• **EXERCISE AIM**
The lines to extract run from the first line of the material below to the line containing "ticktext.append(str(t))", both included; leave the pictures behind.

• **PROVIDED ENTRIES**
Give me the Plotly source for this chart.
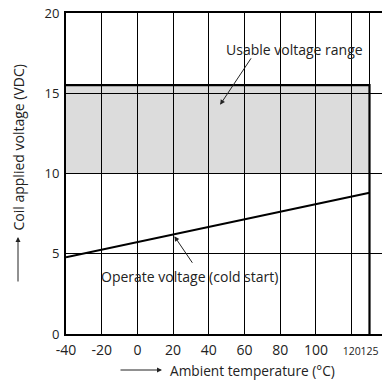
import numpy as np
import plotly.graph_objects as go

# ---- data ----
tick_temps = [-40, -20, 0, 20, 40, 60, 80, 100, 120, 125]   # tick labels (°C)
tick_pos = [-40, -20, 0, 20, 40, 60, 80, 100, 120, 130]      # axis positions (schematic axis)
y_ticks = [0, 5, 10, 15, 20]

operate_temp = [-40, 125]
operate_volt = [4.78, 8.8]

usable_temp = [-40, 125]
usable_low = 10
usable_high = 15.5


def tpos(t):
    return np.interp(t, tick_temps, tick_pos)


FONT = "Open Sans"
fig = go.Figure()

ux = tpos(usable_temp)
# outline of usable range (top + right side down to 0)
fig.add_trace(go.Scatter(
    x=[ux[0], ux[1], ux[1]], y=[usable_high, usable_high, 0],
    mode="lines", line=dict(color="black", width=2.2), hoverinfo="skip", showlegend=False))

fig.add_trace(go.Scatter(
    x=tpos(operate_temp), y=operate_volt, mode="lines",
    line=dict(color="black", width=2.2), showlegend=False))

fig.add_shape(type="rect", xref="x", yref="y", x0=ux[0], x1=ux[1],
              y0=usable_low, y1=usable_high, fillcolor="#dcdcdc",
              line=dict(width=0), layer="below")

ticktext = []
for t in tick_temps:
    if t >= 120:
        ticktext.append(f"<span style='font-size:10.5px'>{t}</span>")
    else:
        ticktext.append(str(t))

fig.update_xaxes(range=[-40, 137], tickvals=tick_pos, ticktext=ticktext, tickangle=0,
                 showgrid=True, gridcolor="black", gridwidth=1,
                 showline=True, linecolor="black", linewidth=2, mirror=True,
                 ticks="", zeroline=False, ticklabeloverflow="allow",
                 ticklabelstandoff=2,
                 tickfont=dict(family=FONT, size=14, color="#222"))
fig.update_yaxes(range=[0, 20], tickvals=y_ticks,
                 showgrid=True, gridcolor="black", gridwidth=1,
                 showline=True, linecolor="black", linewidth=2, mirror=False,
                 ticks="", zeroline=False, ticklabelstandoff=2,
                 tickfont=dict(family=FONT, size=13, color="#222"))

ann_font = dict(family=FONT, size=14, color="#222")
# Usable voltage range label + arrow
fig.add_annotation(x=88, y=17.73, xref="x", yref="y", text="Usable voltage range",
                   showarrow=False, font=ann_font, xanchor="center", yanchor="middle")
fig.add_annotation(x=46.3, y=14.28, xref="x", yref="y", text="", showarrow=True,
                   ax=32, ay=-48, axref="pixel", ayref="pixel",
                   arrowhead=2, arrowsize=1, arrowwidth=1, arrowcolor="#222")
# Operate voltage label + arrow
fig.add_annotation(x=29.1, y=3.58, xref="x", yref="y", text="Operate voltage (cold start)",
                   showarrow=False, font=ann_font, xanchor="center", yanchor="middle")
fig.add_annotation(x=20.7, y=6.09, xref="x", yref="y", text="", showarrow=True,
                   ax=19, ay=28, axref="pixel", ayref="pixel",
                   arrowhead=2, arrowsize=1, arrowwidth=1, arrowcolor="#222")

# Axis titles with leading arrows
fig.add_annotation(x=(252.5 - 66) / 316, y=(334 - 370) / 321, xref="paper", yref="paper",
                   text="Ambient temperature (°C)", showarrow=False,
                   font=dict(family=FONT, size=13.7, color="#222"),
                   xanchor="center", yanchor="middle")
fig.add_annotation(x=(162 - 66) / 316, y=(334 - 370) / 321, xref="paper", yref="paper",
                   text="", showarrow=True, ax=-43, ay=0,
                   arrowhead=2, arrowsize=1, arrowwidth=1, arrowcolor="#222")
fig.add_annotation(x=(18 - 66) / 316, y=(334 - 147.5) / 321, xref="paper", yref="paper",
                   text="Coil applied voltage (VDC)", textangle=-90, showarrow=False,
                   font=dict(family=FONT, size=14, color="#222"),
                   xanchor="center", yanchor="middle")
fig.add_annotation(x=(18 - 66) / 316, y=(334 - 237) / 321, xref="paper", yref="paper",
                   text="", showarrow=True, ax=0, ay=46,
                   arrowhead=2, arrowsize=1, arrowwidth=1, arrowcolor="#222")

fig.update_layout(width=382, height=380, margin=dict(l=66, r=0, t=13, b=46),
                  plot_bgcolor="white", paper_bgcolor="white", showlegend=False,
                  font=dict(family=FONT, color="#222"))

fig.write_html("out.html")
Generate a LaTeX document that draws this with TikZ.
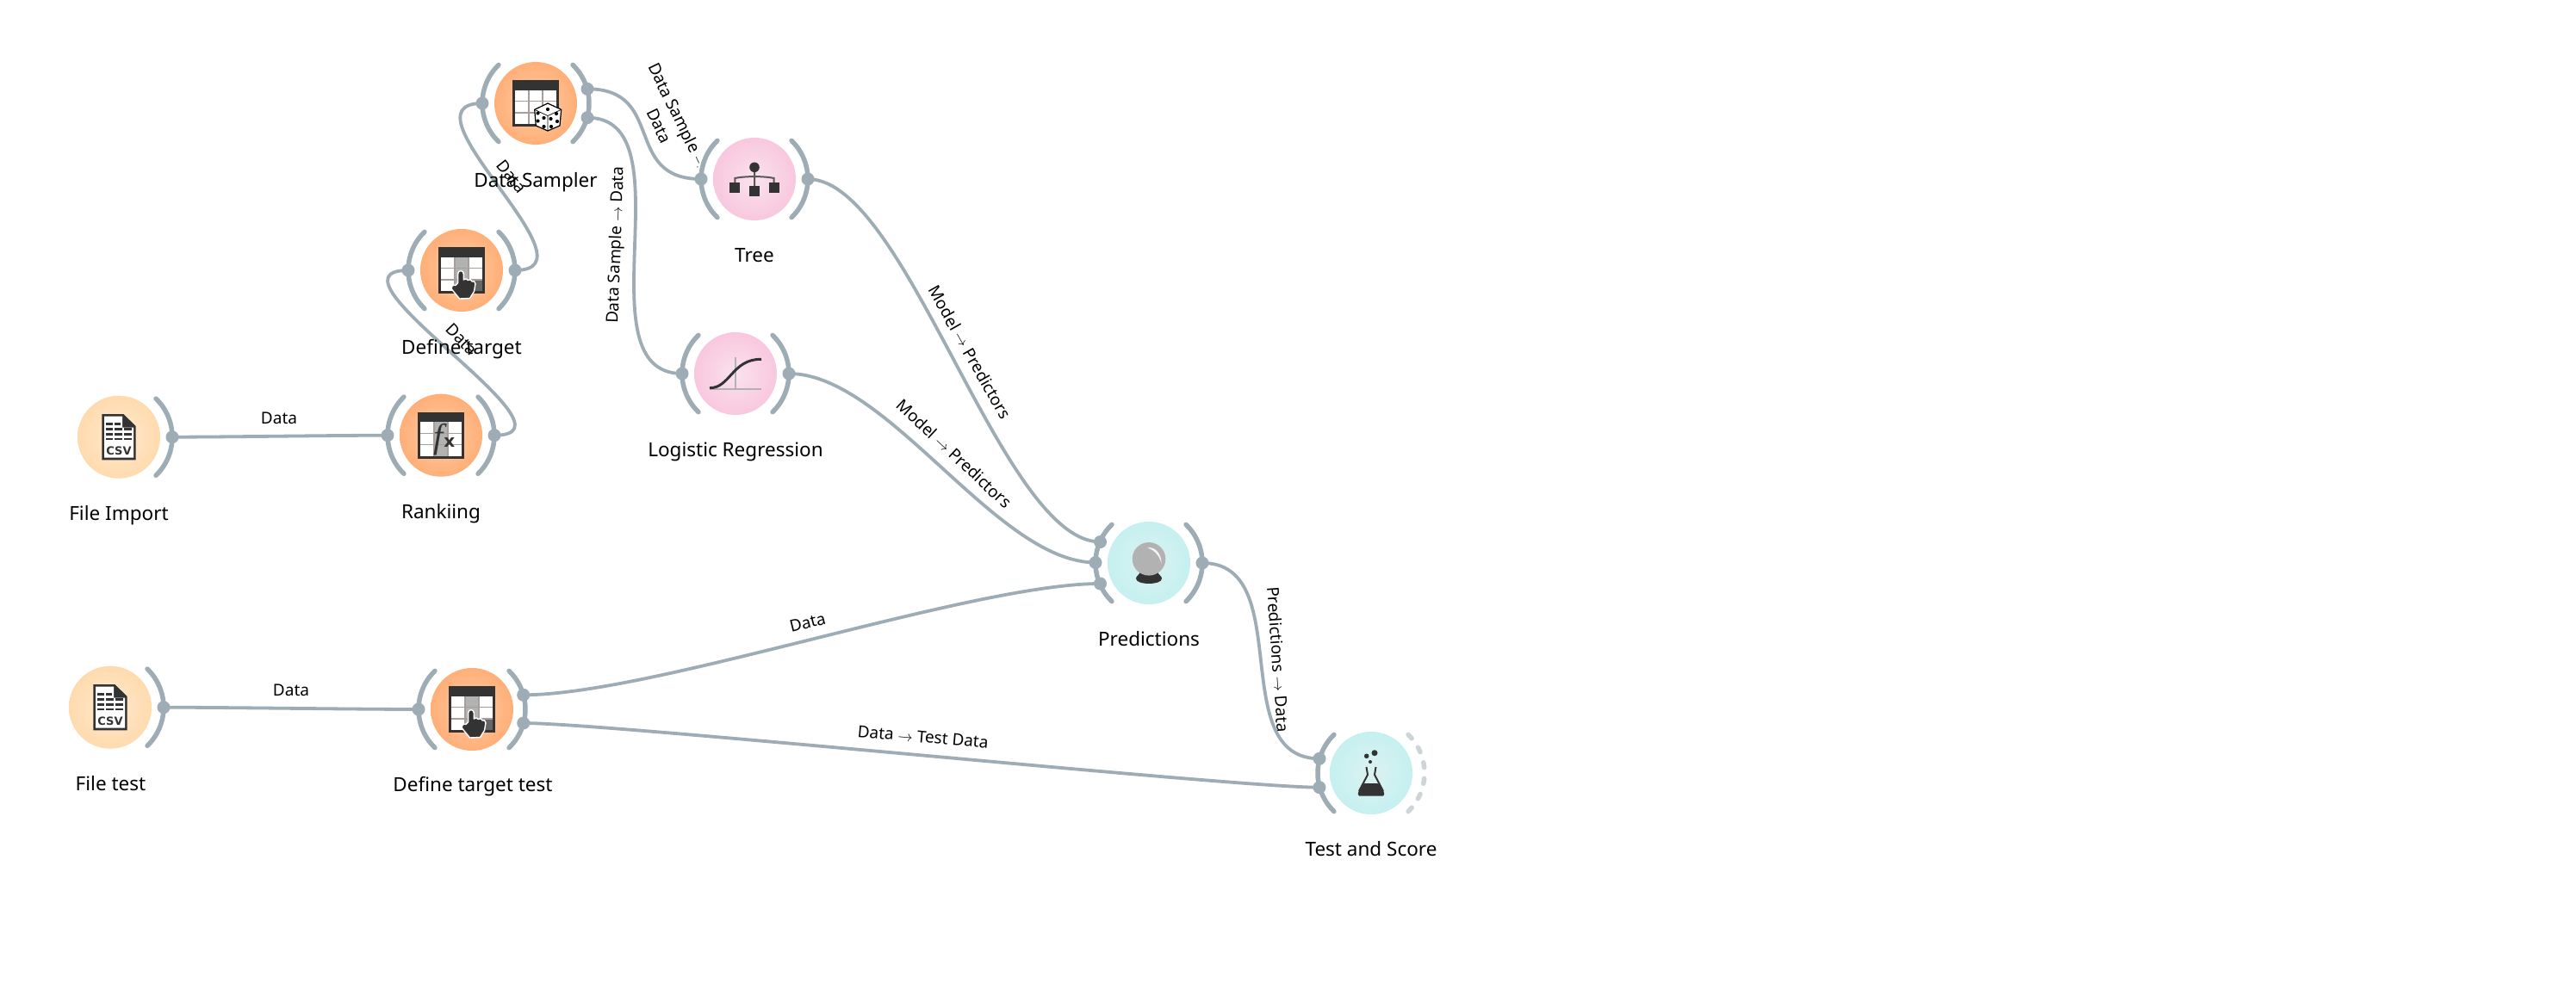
\documentclass[tikz,border=0pt]{standalone}
\usepackage{fontspec}
\setmainfont{Noto Sans}
\newfontfamily\fserif{Liberation Serif}
\newfontfamily\bsans{DejaVu Sans}
\usetikzlibrary{calc}
\definecolor{linkc}{HTML}{9EADB5}
\definecolor{dashc}{HTML}{CED5D9}
\definecolor{icondark}{HTML}{333333}
\definecolor{grayc}{HTML}{B2B2B2}
\definecolor{gridc}{HTML}{A89D98}
\definecolor{oc}{RGB}{255,204,165}\definecolor{oe}{RGB}{255,160,96}
\definecolor{lc}{RGB}{255,234,208}\definecolor{le}{RGB}{255,210,156}
\definecolor{pc}{RGB}{250,226,237}\definecolor{pe}{RGB}{248,186,214}
\definecolor{tc}{RGB}{220,241,241}\definecolor{te}{RGB}{186,240,240}
\pgfdeclareradialshading{orangeglow}{\pgfpointorigin}{color(0bp)=(oc);color(38bp)=(oe);color(50bp)=(oe)}
\pgfdeclareradialshading{lightglow}{\pgfpointorigin}{color(0bp)=(lc);color(38bp)=(le);color(50bp)=(le)}
\pgfdeclareradialshading{pinkglow}{\pgfpointorigin}{color(0bp)=(pc);color(38bp)=(pe);color(50bp)=(pe)}
\pgfdeclareradialshading{tealglow}{\pgfpointorigin}{color(0bp)=(tc);color(38bp)=(te);color(50bp)=(te)}
\tikzset{
  disc/.style={circle,minimum size=96pt,inner sep=0pt,outer sep=0pt,shade,shading=#1},
  arcline/.style={draw=linkc,line width=5.5pt,line cap=round},
  dashline/.style={draw=dashc,line width=5.5pt,line cap=round,dash pattern=on 6pt off 12.7pt},
  dot/.style={circle,fill=linkc,minimum size=15pt,inner sep=0pt,outer sep=0pt},
  link/.style={draw=linkc,line width=3.8pt},
  wlabel/.style={font=\fontsize{22.5}{27}\selectfont,inner sep=0pt,text=black},
  llabel/.style={font=\fontsize{19}{25}\selectfont,inner sep=0pt,text=black,align=center},
}
% icons, drawn around the centre of a disc
\newcommand{\tablebase}[1]{%
  \fill[icondark] (-27,-27) rectangle (27,27);
  \fill[white] (-24,-15.5) rectangle (24,24);
  #1
  \draw[gridc,line width=1.2pt] (-8,-15.5) -- (-8,24) (8,-15.5) -- (8,24)
     (-24,-2.3) -- (24,-2.3) (-24,11) -- (24,11);
}
\newcommand{\handicon}{%
  \draw[white,fill=icondark,line width=1.4pt,line join=round]
   (-4.3,14.5) -- (-4.3,4) .. controls (-4.3,-0.5) and (2.3,-0.5) .. (2.3,4)
   -- (2.3,11) .. controls (4,9.5) and (6.5,9.5) .. (7.3,11.5)
   .. controls (9,10) and (11.5,10.5) .. (12,12.8)
   .. controls (13.5,12) and (16,13) .. (16,15.5)
   -- (14.5,24.5) -- (9.5,32.5) -- (-2.5,33) -- (-11.5,22)
   .. controls (-12.5,19) and (-10,16) .. (-7,17.5) -- cycle;
}
\newcommand{\targeticon}{%
  \tablebase{\fill[grayc] (-8,-15.5) rectangle (8,24); \fill[black!60] (8,11) rectangle (24,24);}
  \handicon
}
\newcommand{\diceicon}{%
  \tablebase{}
  \draw[black,fill=white,line width=1.2pt,line join=round]
    (14,0) -- (29.7,7.3) -- (28,26) -- (14,32) -- (0.3,26) -- (-1.3,7.3) -- cycle;
  \draw[black,line width=.7pt] (-1.3,7.3) -- (14,14.5) -- (29.7,7.3) (14,14.5) -- (14,32);
  \foreach \p in {(14,7),(2.5,11.5),(9.5,17),(2.5,20.5),(9.5,27),(24,12),(17.5,18),(25,21),(18,27)}
    \fill[black] \p circle (2.1);
}
\newcommand{\fxicon}{%
  \tablebase{\fill[grayc] (-8,-15.5) rectangle (8,24);}
  \node[inner sep=0pt,text=icondark,font=\fserif\itshape\fontsize{40}{40}\selectfont] (fxf) at (-2.5,5) {f};
  \node[inner sep=0pt,text=icondark,font=\bsans\bfseries\fontsize{20}{20}\selectfont] (fxx) at (9.8,8.5) {x};
}
\newcommand{\csvicon}{%
  \fill[icondark] (-19.7,-26.7) -- (5.3,-26.7) -- (19.7,-12.7) -- (19.7,26.7) -- (-19.7,26.7) -- cycle;
  \fill[white] (-17,-24) -- (4,-24) -- (4,-11) -- (17,-11) -- (17,24) -- (-17,24) -- cycle;
  \foreach \yy in {-9.3,-3.3,2.3}{
    \fill[icondark] (-14.7,\yy-1.4) rectangle (-7.3,\yy+1.4);
    \fill[icondark] (-4.7,\yy-1.4) rectangle (3.7,\yy+1.4);
    \fill[icondark] (6.3,\yy-1.4) rectangle (14.7,\yy+1.4);
  }
  \fill[icondark] (-14.7,-16.4) rectangle (-7.3,-13.6);
  \fill[icondark] (-4.7,-16.4) rectangle (2,-13.6);
  \node[inner sep=0pt,text=icondark,font=\bsans\bfseries\fontsize{13}{13}\selectfont] (csvt) at (0,15.7) {CSV};
}
\newcommand{\treeicon}{%
  \draw[black!65,line width=2pt] (0,-10) -- (0,10) (-22.7,6) -- (-22.7,-1) .. controls (-12,-3.5) and (12,-3.5) .. (22.7,-1) -- (22.7,6);
  \fill[icondark] (0,-13.7) circle (5.8);
  \fill[icondark] (-28.7,4.3) rectangle (-16.7,16.3);
  \fill[icondark] (-6,8) rectangle (6,19.5);
  \fill[icondark] (16.7,4.3) rectangle (28.7,16.3);
}
\newcommand{\logisticicon}{%
  \draw[grayc,line width=2.6pt] (0,-19) -- (0,18) (-30,18) -- (30,18);
  \draw[icondark,line width=3pt] (-30,16.7) .. controls (-6,16.7) and (-4,-17) .. (30,-16.7);
}
\newcommand{\ballicon}{%
  \fill[icondark] (-15,18) .. controls (-15,15) and (-11,14) .. (-10,10) -- (10,10)
     .. controls (11,14) and (15,15) .. (15,18) .. controls (15,26) and (-15,26) .. (-15,18) -- cycle;
  \fill[grayc] (0,-4.7) circle (19.3);
  \fill[white,opacity=.85] (-2,-18) .. controls (8,-19) and (15,-10) .. (14.5,1) .. controls (13,-7) and (8,-14) .. cycle;
}
\newcommand{\flaskicon}{%
  \fill[icondark] (4,-23.3) circle (3.5);
  \fill[icondark] (-5.3,-19.7) circle (2.8);
  \fill[icondark] (-1,-13) circle (2);
  \draw[icondark,line width=2pt,line join=round] (-5.5,-7) -- (-4,2) -- (-14,21) (5.5,-7) -- (4,2) -- (14,21);
  \fill[icondark,rounded corners=1.5pt] (-15.3,26.5) -- (-15,22) -- (-9,12) -- (9,12) -- (15,22) -- (15.3,26.5) -- cycle;
}
\newcommand{\widget}[4]{% name, x, y, shading
  \node[disc=#4] (#1) at (#2,#3) {};
}
\newcommand{\leftarc}[1]{\draw[arcline] ($(#1)+(134:62)$) arc (134:226:62);}
\newcommand{\rightarc}[1]{\draw[arcline] ($(#1)+(46:62)$) arc (46:-46:62);}
\begin{document}
\begin{tikzpicture}[x=1pt,y=-1pt]
\useasboundingbox (0,0) rectangle (2991,1164);
\fill[white] (0,0) rectangle (2991,1164);
% link labels
\node[llabel] (l1) at (324,486) {Data};
\node[llabel] (l2) at (338,802.3) {Data};
\node[llabel,rotate=14] (l3) at (937.7,723.3) {Data};
\node[llabel,rotate=-5] (l4) at (1071.7,856) {Data $\rightarrow$ Test Data};
\node[llabel,rotate=-86] (l5) at (1484.3,766) {Predictions $\rightarrow$ Data};
\node[llabel,rotate=88] (l6) at (716,284.7) {Data Sample $\rightarrow$ Data};
\node[llabel,rotate=-64] (l7) at (777,140.5) {Data Sample $\rightarrow$\\Data};
\node[llabel,rotate=-52] (l8) at (594,205) {Data};
\node[llabel,rotate=-46] (l9) at (536,394) {Data};
\node[llabel,rotate=-60.5] (l10) at (1126,409) {Model $\rightarrow$ Predictors};
\node[llabel,rotate=-43] (l11) at (1108,527) {Model $\rightarrow$ Predictors};
% clearance round the Tree widget
\fill[white] (876,208) circle (67);
% discs
\widget{fimp}{138}{507.7}{lightglow}
\widget{rank}{512}{505.7}{orangeglow}
\widget{dtar}{536}{314}{orangeglow}
\widget{samp}{622}{120}{orangeglow}
\widget{tree}{876}{208}{pinkglow}
\widget{logr}{854}{434}{pinkglow}
\widget{ftst}{128}{821.7}{lightglow}
\widget{dtst}{548}{824}{orangeglow}
\widget{pred}{1334}{654}{tealglow}
\widget{tscr}{1592}{898}{tealglow}
% channel arcs
\rightarc{fimp}
\leftarc{rank}\rightarc{rank}
\leftarc{dtar}\rightarc{dtar}
\leftarc{samp}\rightarc{samp}
\leftarc{tree}\rightarc{tree}
\leftarc{logr}\rightarc{logr}
\rightarc{ftst}
\leftarc{dtst}\rightarc{dtst}
\leftarc{pred}\rightarc{pred}
\leftarc{tscr}
\draw[dashline] ($(tscr)+(46:62)$) arc (46:-46:62);
% anchors
\node[dot] (fimpR) at (200,507.7) {};
\node[dot] (rankL) at (450,505.7) {};
\node[dot] (rankR) at (574,505.7) {};
\node[dot] (dtarL) at (474,314) {};
\node[dot] (dtarR) at (598,314) {};
\node[dot] (sampL) at (560,120) {};
\node[dot] (sampR1) at (682,103.3) {};
\node[dot] (sampR2) at (682,136.7) {};
\node[dot] (treeL) at (814,208) {};
\node[dot] (treeR) at (938,208) {};
\node[dot] (logrL) at (792,434) {};
\node[dot] (logrR) at (916,434) {};
\node[dot] (ftstR) at (190,821.7) {};
\node[dot] (dtstL) at (486,824) {};
\node[dot] (dtstR1) at (607.7,807.3) {};
\node[dot] (dtstR2) at (607.7,840) {};
\node[dot] (predL1) at (1277.5,629.5) {};
\node[dot] (predL2) at (1272,653.5) {};
\node[dot] (predL3) at (1277.5,678) {};
\node[dot] (predR) at (1396,654) {};
\node[dot] (tscrL1) at (1532,881.3) {};
\node[dot] (tscrL2) at (1532,914.7) {};
% links
\draw[link] (fimpR.center) .. controls +(60,0) and +(-60,0) .. (rankL.center);
\draw[link] (rankR.center) .. controls +(112,0) and +(-112,0) .. (dtarL.center);
\draw[link] (dtarR.center) .. controls +(102,0) and +(-102,0) .. (sampL.center);
\draw[link] (sampR1.center) .. controls +(92,0) and +(-92,0) .. (treeL.center);
\draw[link] (sampR2.center) .. controls +(120,0) and +(-120,0) .. (logrL.center);
\draw[link] (treeR.center) .. controls +(115,0) and +(-115,0) .. (predL1.center);
\draw[link] (logrR.center) .. controls +(115,0) and +(-115,0) .. (predL2.center);
\draw[link] (ftstR.center) .. controls +(70,0) and +(-70,0) .. (dtstL.center);
\draw[link] (dtstR1.center) .. controls +(150,0) and +(-150,0) .. (predL3.center);
\draw[link] (dtstR2.center) .. controls +(100,0) and +(-100,0) .. (tscrL2.center);
\draw[link] (predR.center) .. controls +(110,0) and +(-110,0) .. (tscrL1.center);
% icons
\begin{scope}[shift={(138,507.7)}]\csvicon\end{scope}
\begin{scope}[shift={(128,821.7)}]\csvicon\end{scope}
\begin{scope}[shift={(512,505.7)}]\fxicon\end{scope}
\begin{scope}[shift={(536,314)}]\targeticon\end{scope}
\begin{scope}[shift={(548,824)}]\targeticon\end{scope}
\begin{scope}[shift={(622,120)}]\diceicon\end{scope}
\begin{scope}[shift={(876,208)}]\treeicon\end{scope}
\begin{scope}[shift={(854,434)}]\logisticicon\end{scope}
\begin{scope}[shift={(1334,654)}]\ballicon\end{scope}
\begin{scope}[shift={(1592,898)}]\flaskicon\end{scope}
% captions
\node[wlabel] (t1) at (138,599) {File Import};
\node[wlabel] (t2) at (512,597) {Rankiing};
\node[wlabel] (t3) at (128.5,910) {File test};
\node[wlabel] (t4) at (549,914) {Define target test};
\node[wlabel] (t5) at (622,212) {Data Sampler};
\node[wlabel] (t6) at (536,406) {Define target};
\node[wlabel] (t7) at (876,297) {Tree};
\node[wlabel] (t8) at (854,525) {Logistic Regression};
\node[wlabel] (t9) at (1334,742) {Predictions};
\node[wlabel] (t10) at (1592,986) {Test and Score};
\end{tikzpicture}
\end{document}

• **RIGHT ANSWER**
Give me the Plotly source for this chart.
import numpy as np
import plotly.graph_objects as go

# ---- data ----
tick_temps = [-40, -20, 0, 20, 40, 60, 80, 100, 120, 125]   # tick labels (°C)
tick_pos = [-40, -20, 0, 20, 40, 60, 80, 100, 120, 130]      # axis positions (schematic axis)
y_ticks = [0, 5, 10, 15, 20]

operate_temp = [-40, 125]
operate_volt = [4.78, 8.8]

usable_temp = [-40, 125]
usable_low = 10
usable_high = 15.5


def tpos(t):
    return np.interp(t, tick_temps, tick_pos)


FONT = "Open Sans"
fig = go.Figure()

ux = tpos(usable_temp)
# outline of usable range (top + right side down to 0)
fig.add_trace(go.Scatter(
    x=[ux[0], ux[1], ux[1]], y=[usable_high, usable_high, 0],
    mode="lines", line=dict(color="black", width=2.2), hoverinfo="skip", showlegend=False))

fig.add_trace(go.Scatter(
    x=tpos(operate_temp), y=operate_volt, mode="lines",
    line=dict(color="black", width=2.2), showlegend=False))

fig.add_shape(type="rect", xref="x", yref="y", x0=ux[0], x1=ux[1],
              y0=usable_low, y1=usable_high, fillcolor="#dcdcdc",
              line=dict(width=0), layer="below")

ticktext = []
for t in tick_temps:
    if t >= 120:
        ticktext.append(f"<span style='font-size:10.5px'>{t}</span>")
    else:
        ticktext.append(str(t))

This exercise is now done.